_TASK_: Your task is to transcribe all of the data below exactly, omitting the images.

────────

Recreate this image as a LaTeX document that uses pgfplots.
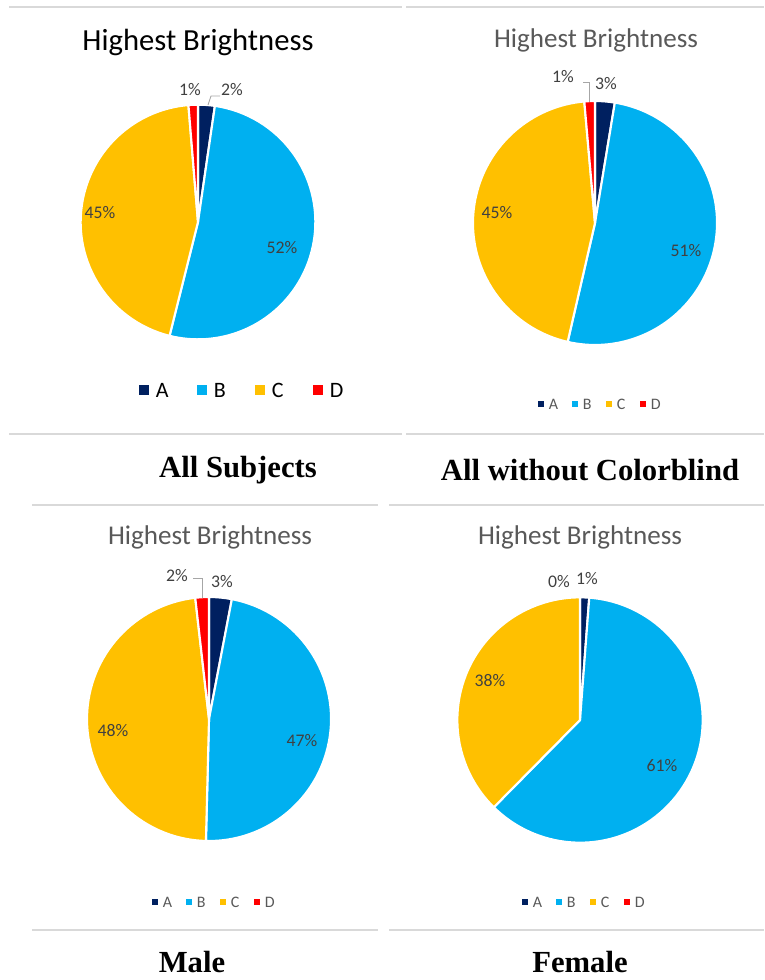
\documentclass[border=0pt]{standalone}
\usepackage{pgfplots}
\pgfplotsset{compat=1.18}
\usepackage{pgfplotstable}
\usepackage{fontspec}
\setmainfont{Carlito}
\newfontfamily\timesb{Liberation Serif}
\usetikzlibrary{calc}
\definecolor{cA}{HTML}{002060}
\definecolor{cB}{HTML}{00B0F0}
\definecolor{cC}{HTML}{FFC000}
\definecolor{cD}{HTML}{FF0000}
\definecolor{txt}{HTML}{404040}
\definecolor{ttl}{HTML}{595959}
\definecolor{sep}{HTML}{D9D9D9}

% values in percent, A B C D (clockwise from 12 o'clock)
\pgfplotstableread{
cat val
A 2.3
B 51.6
C 44.8
D 1.3
}\pieAll
\pgfplotstableread{
cat val
A 2.6
B 51.0
C 45.0
D 1.4
}\pieNoCB
\pgfplotstableread{
cat val
A 3.0
B 47.4
C 47.8
D 1.8
}\pieMale
\pgfplotstableread{
cat val
A 1.2
B 61.2
C 37.6
D 0.0
}\pieFemale

\newcommand\slice[4]{\filldraw[fill=#4,draw=white,line width=1.6pt,line join=round] (0pt,0pt) -- (#1:#3) arc[start angle=#1,end angle=#2,radius=#3] -- cycle;}
\newcommand\drawpie[4]{%
 \pgfplotstablegetelem{0}{val}\of{#1}\edef\va{\pgfplotsretval}%
 \pgfplotstablegetelem{1}{val}\of{#1}\edef\vb{\pgfplotsretval}%
 \pgfplotstablegetelem{2}{val}\of{#1}\edef\vc{\pgfplotsretval}%
 \pgfplotstablegetelem{3}{val}\of{#1}\edef\vd{\pgfplotsretval}%
 \pgfmathsetmacro\aB{90-3.6*\va}%
 \pgfmathsetmacro\aC{\aB-3.6*\vb}%
 \pgfmathsetmacro\aD{\aC-3.6*\vc}%
 \pgfmathsetmacro\aE{\aD-3.6*\vd}%
 \begin{scope}[shift={(axis cs:#2,#3)}]
  \slice{90}{\aB}{#4}{cA}
  \slice{\aB}{\aC}{#4}{cB}
  \slice{\aC}{\aD}{#4}{cC}
  \slice{\aD}{\aE}{#4}{cD}
 \end{scope}}

% legend: x of first square, y, spacing, square size, font size, text colour, gap
\newcommand\pielegend[7]{%
 \foreach \c/\n [count=\k from 0] in {cA/A,cB/B,cC/C,cD/D}{%
  \pgfmathsetmacro\xx{#1+\k*#3}%
  \fill[\c] ($(axis cs:\xx,#2)+(0pt,-#4/2)$) rectangle ++(#4,#4);
  \node[anchor=west,inner sep=0pt,text=#6,font=\fontsize{#5}{#5}\selectfont] at ($(axis cs:\xx,#2)+(#4+#7,0pt)$) {\n};
 }}

\begin{document}
\begin{tikzpicture}
\begin{axis}[width=573pt,height=735pt,scale only axis,
  xmin=0,xmax=764,ymin=0,ymax=980,y dir=reverse,hide axis,clip=false]
\pgfplotsextra{%
 % separator lines
 \draw[sep,line width=1.5pt] (axis cs:9,7.5) -- (axis cs:402,7.5);
 \draw[sep,line width=1.5pt] (axis cs:406,7.5) -- (axis cs:764,7.5);
 \draw[sep,line width=1.5pt] (axis cs:9,434) -- (axis cs:402,434);
 \draw[sep,line width=1.5pt] (axis cs:406,434) -- (axis cs:764,434);
 \draw[sep,line width=1.5pt] (axis cs:32,505) -- (axis cs:378,505);
 \draw[sep,line width=1.5pt] (axis cs:389,505) -- (axis cs:764,505);
 \draw[sep,line width=1.5pt] (axis cs:32,930) -- (axis cs:378,930);
 \draw[sep,line width=1.5pt] (axis cs:389,930) -- (axis cs:764,930);
 % pies
 \drawpie{\pieAll}{198}{222}{88pt}
 \drawpie{\pieNoCB}{595}{223}{91.5pt}
 \drawpie{\pieMale}{209}{719}{91.5pt}
 \drawpie{\pieFemale}{580}{720}{92pt}
 % leader lines
 \draw[gray!70,line width=0.6pt] (axis cs:208,105) -- (axis cs:211,96) -- (axis cs:220,96);
 \draw[gray!70,line width=0.6pt] (axis cs:589,102) -- (axis cs:589,82) -- (axis cs:583,82);
 \draw[gray!70,line width=0.6pt] (axis cs:202,598) -- (axis cs:202,578) -- (axis cs:193,578);
 % legends
 \pielegend{139}{390}{58}{7.5pt}{16.5}{black}{5pt}
 \pielegend{538}{404}{34}{4.5pt}{12}{ttl}{3.5pt}
 \pielegend{152}{902}{34}{4.5pt}{12}{ttl}{3.5pt}
 \pielegend{522}{902}{34}{4.5pt}{12}{ttl}{3.5pt}
}
% titles
\node[font=\fontsize{23}{23}\selectfont,text=black] at (axis cs:198,42) {Highest Brightness};
\node[font=\fontsize{20.3}{20.3}\selectfont,text=ttl] at (axis cs:596,40) {Highest Brightness};
\node[font=\fontsize{20.3}{20.3}\selectfont,text=ttl] at (axis cs:210,537) {Highest Brightness};
\node[font=\fontsize{20.3}{20.3}\selectfont,text=ttl] at (axis cs:580,537) {Highest Brightness};
% data labels
\begin{scope}[every node/.style={font=\fontsize{13.3}{13.3}\selectfont,text=txt,inner sep=0pt}]
\node at (axis cs:282,248) {52\%};
\node at (axis cs:100,213) {45\%};
\node at (axis cs:232,90) {2\%};
\node at (axis cs:190,90) {1\%};
\node at (axis cs:686,251) {51\%};
\node at (axis cs:497,213) {45\%};
\node at (axis cs:606,84) {3\%};
\node at (axis cs:563,77) {1\%};
\node at (axis cs:302,741) {47\%};
\node at (axis cs:113,731) {48\%};
\node at (axis cs:222,582) {3\%};
\node at (axis cs:177,576) {2\%};
\node at (axis cs:662,766) {61\%};
\node at (axis cs:490,681) {38\%};
\node at (axis cs:587,579) {1\%};
\node at (axis cs:559,582) {0\%};
\end{scope}
% panel captions
\node[font=\timesb\bfseries\fontsize{23}{23}\selectfont] at (axis cs:238,470) {All Subjects};
\node[font=\timesb\bfseries\fontsize{23}{23}\selectfont] at (axis cs:590,470) {All without Colorblind};
\node[font=\timesb\bfseries\fontsize{23}{23}\selectfont] at (axis cs:192,962) {Male};
\node[font=\timesb\bfseries\fontsize{23}{23}\selectfont] at (axis cs:580,962) {Female};
\end{axis}
\pgfresetboundingbox
\path (0,0) rectangle (573pt,735pt);
\end{tikzpicture}
\end{document}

────────

_FULL ANSWER_:
Recreate this image as a LaTeX document that uses pgfplots.
\documentclass[border=0pt]{standalone}
\usepackage{pgfplots}
\pgfplotsset{compat=1.18}
\usepackage{pgfplotstable}
\usepackage{fontspec}
\setmainfont{Carlito}
\newfontfamily\timesb{Liberation Serif}
\usetikzlibrary{calc}
\definecolor{cA}{HTML}{002060}
\definecolor{cB}{HTML}{00B0F0}
\definecolor{cC}{HTML}{FFC000}
\definecolor{cD}{HTML}{FF0000}
\definecolor{txt}{HTML}{404040}
\definecolor{ttl}{HTML}{595959}
\definecolor{sep}{HTML}{D9D9D9}

% values in percent, A B C D (clockwise from 12 o'clock)
\pgfplotstableread{
cat val
A 2.3
B 51.6
C 44.8
D 1.3
}\pieAll
\pgfplotstableread{
cat val
A 2.6
B 51.0
C 45.0
D 1.4
}\pieNoCB
\pgfplotstableread{
cat val
A 3.0
B 47.4
C 47.8
D 1.8
}\pieMale
\pgfplotstableread{
cat val
A 1.2
B 61.2
C 37.6
D 0.0
}\pieFemale

\newcommand\slice[4]{\filldraw[fill=#4,draw=white,line width=1.6pt,line join=round] (0pt,0pt) -- (#1:#3) arc[start angle=#1,end angle=#2,radius=#3] -- cycle;}
\newcommand\drawpie[4]{%
 \pgfplotstablegetelem{0}{val}\of{#1}\edef\va{\pgfplotsretval}%
 \pgfplotstablegetelem{1}{val}\of{#1}\edef\vb{\pgfplotsretval}%
 \pgfplotstablegetelem{2}{val}\of{#1}\edef\vc{\pgfplotsretval}%
 \pgfplotstablegetelem{3}{val}\of{#1}\edef\vd{\pgfplotsretval}%
 \pgfmathsetmacro\aB{90-3.6*\va}%
 \pgfmathsetmacro\aC{\aB-3.6*\vb}%
 \pgfmathsetmacro\aD{\aC-3.6*\vc}%
 \pgfmathsetmacro\aE{\aD-3.6*\vd}%
 \begin{scope}[shift={(axis cs:#2,#3)}]
  \slice{90}{\aB}{#4}{cA}
  \slice{\aB}{\aC}{#4}{cB}
  \slice{\aC}{\aD}{#4}{cC}
  \slice{\aD}{\aE}{#4}{cD}
 \end{scope}}

% legend: x of first square, y, spacing, square size, font size, text colour, gap
\newcommand\pielegend[7]{%
 \foreach \c/\n [count=\k from 0] in {cA/A,cB/B,cC/C,cD/D}{%
  \pgfmathsetmacro\xx{#1+\k*#3}%
  \fill[\c] ($(axis cs:\xx,#2)+(0pt,-#4/2)$) rectangle ++(#4,#4);
  \node[anchor=west,inner sep=0pt,text=#6,font=\fontsize{#5}{#5}\selectfont] at ($(axis cs:\xx,#2)+(#4+#7,0pt)$) {\n};
 }}

\begin{document}
\begin{tikzpicture}
\begin{axis}[width=573pt,height=735pt,scale only axis,
  xmin=0,xmax=764,ymin=0,ymax=980,y dir=reverse,hide axis,clip=false]
\pgfplotsextra{%
 % separator lines
 \draw[sep,line width=1.5pt] (axis cs:9,7.5) -- (axis cs:402,7.5);
 \draw[sep,line width=1.5pt] (axis cs:406,7.5) -- (axis cs:764,7.5);
 \draw[sep,line width=1.5pt] (axis cs:9,434) -- (axis cs:402,434);
 \draw[sep,line width=1.5pt] (axis cs:406,434) -- (axis cs:764,434);
 \draw[sep,line width=1.5pt] (axis cs:32,505) -- (axis cs:378,505);
 \draw[sep,line width=1.5pt] (axis cs:389,505) -- (axis cs:764,505);
 \draw[sep,line width=1.5pt] (axis cs:32,930) -- (axis cs:378,930);
 \draw[sep,line width=1.5pt] (axis cs:389,930) -- (axis cs:764,930);
 % pies
 \drawpie{\pieAll}{198}{222}{88pt}
 \drawpie{\pieNoCB}{595}{223}{91.5pt}
 \drawpie{\pieMale}{209}{719}{91.5pt}
 \drawpie{\pieFemale}{580}{720}{92pt}
 % leader lines
 \draw[gray!70,line width=0.6pt] (axis cs:208,105) -- (axis cs:211,96) -- (axis cs:220,96);
 \draw[gray!70,line width=0.6pt] (axis cs:589,102) -- (axis cs:589,82) -- (axis cs:583,82);
 \draw[gray!70,line width=0.6pt] (axis cs:202,598) -- (axis cs:202,578) -- (axis cs:193,578);
 % legends
 \pielegend{139}{390}{58}{7.5pt}{16.5}{black}{5pt}
 \pielegend{538}{404}{34}{4.5pt}{12}{ttl}{3.5pt}
 \pielegend{152}{902}{34}{4.5pt}{12}{ttl}{3.5pt}
 \pielegend{522}{902}{34}{4.5pt}{12}{ttl}{3.5pt}
}
% titles
\node[font=\fontsize{23}{23}\selectfont,text=black] at (axis cs:198,42) {Highest Brightness};
\node[font=\fontsize{20.3}{20.3}\selectfont,text=ttl] at (axis cs:596,40) {Highest Brightness};
\node[font=\fontsize{20.3}{20.3}\selectfont,text=ttl] at (axis cs:210,537) {Highest Brightness};
\node[font=\fontsize{20.3}{20.3}\selectfont,text=ttl] at (axis cs:580,537) {Highest Brightness};
% data labels
\begin{scope}[every node/.style={font=\fontsize{13.3}{13.3}\selectfont,text=txt,inner sep=0pt}]
\node at (axis cs:282,248) {52\%};
\node at (axis cs:100,213) {45\%};
\node at (axis cs:232,90) {2\%};
\node at (axis cs:190,90) {1\%};
\node at (axis cs:686,251) {51\%};
\node at (axis cs:497,213) {45\%};
\node at (axis cs:606,84) {3\%};
\node at (axis cs:563,77) {1\%};
\node at (axis cs:302,741) {47\%};
\node at (axis cs:113,731) {48\%};
\node at (axis cs:222,582) {3\%};
\node at (axis cs:177,576) {2\%};
\node at (axis cs:662,766) {61\%};
\node at (axis cs:490,681) {38\%};
\node at (axis cs:587,579) {1\%};
\node at (axis cs:559,582) {0\%};
\end{scope}
% panel captions
\node[font=\timesb\bfseries\fontsize{23}{23}\selectfont] at (axis cs:238,470) {All Subjects};
\node[font=\timesb\bfseries\fontsize{23}{23}\selectfont] at (axis cs:590,470) {All without Colorblind};
\node[font=\timesb\bfseries\fontsize{23}{23}\selectfont] at (axis cs:192,962) {Male};
\node[font=\timesb\bfseries\fontsize{23}{23}\selectfont] at (axis cs:580,962) {Female};
\end{axis}
\pgfresetboundingbox
\path (0,0) rectangle (573pt,735pt);
\end{tikzpicture}
\end{document}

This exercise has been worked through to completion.